Case ID: njl_40/html/0284-01.html
Source: Caselaw Access Project
Author: {"author": "Dixon, J.", "license": "Public Domain", "url": "https://static.case.law/"}
Date Created: 2024-08-24T03:29:51.129683

THE UNION NATIONAL BANK OF FRENCHTOWN v. WILLIAM J. POULSON ET AL., ADMINISTRATORS, &c.
    On a judgment against administrators no execution can issue, if, at the time of entering the judgment, the administrators had made application in writing to the proper Orphans’ Court, representing their estate to he insolvent.
    In case.
    Argued at February Term, 1878, before Justices Van •Syokel, Dixon and Reed.
    
      For the plaintiff, J. A. Bullock and J. N. Voorhees.
    
    For the defendants, George A. Allen.
    
   The opinion of the court was delivered by

Dixon, J.

On December 12th, 1877, the defendants made application in writing to the Orphans’ Court of Hunterdon county, wherein they were appointed administrators,, representing, on oath, that the real and personal estate of the decedent was insufficient to pay his debts, and obtained a rule for notice to creditors, according to the eighty second section of the Orphans’ Court act. Rev., p. 770. On December 20th, 1877, the plaintiff entered judgment in this cause and issued execution, which the defendants now move to set aside. They are entitled to their motion. The eighty eighth section of the same statute (Rev., p. 772,) explicitly forbade the issuing of the writ. The plaintiff insists that because the defendants received their letters of administration on February 19th, 1873, and on that day took the ordinary nine months’ rule to bar creditors, these revised statutes are not, applicable, not being retroactive; and the ease of Taylor v. Volk, Executrix, 9 Vroom 204, settles the point that they are entitled to execution, because insolvency proceedings were not instituted within ten months after the date last named.
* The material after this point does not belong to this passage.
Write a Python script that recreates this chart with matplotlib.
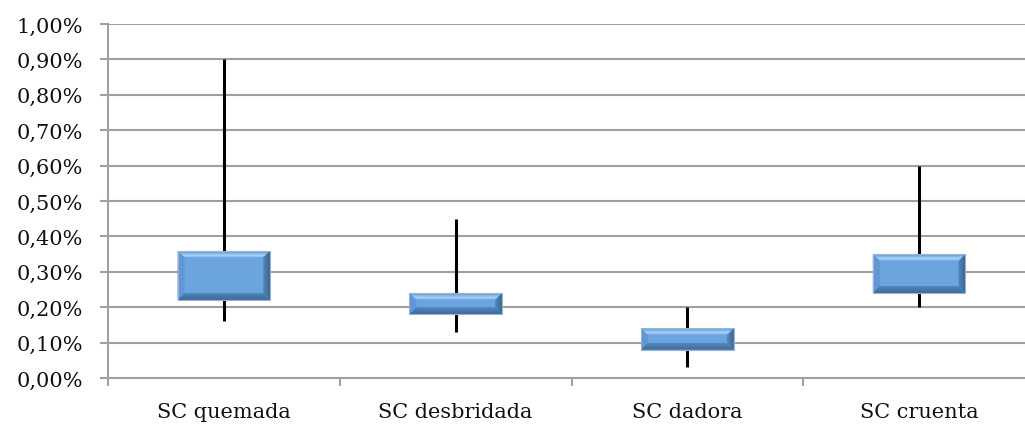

Even conceding that the question is not to be determinéd by the revised statutes, the defendants’ right appears to be the same, for the sections already cited are substantial copies of the third and twelfth sections of the insolvent estates act, (Nix. Dig. 419); and the case of Taylor v. Volk, Executrix, does not touch the matter in controversy. The decision there simply was, that the right to execution was suspended for ten months after the making of the usual nine months’ order to limit creditors; and if within those ten months the insolvency proceedings were prosecuted, such suspension continued. But if they are not then begun, they may be subsequently commenced under the laws now invoked, and upon judgments entered during their pendency, no execution can issue.

Let the execution be set aside, with costs.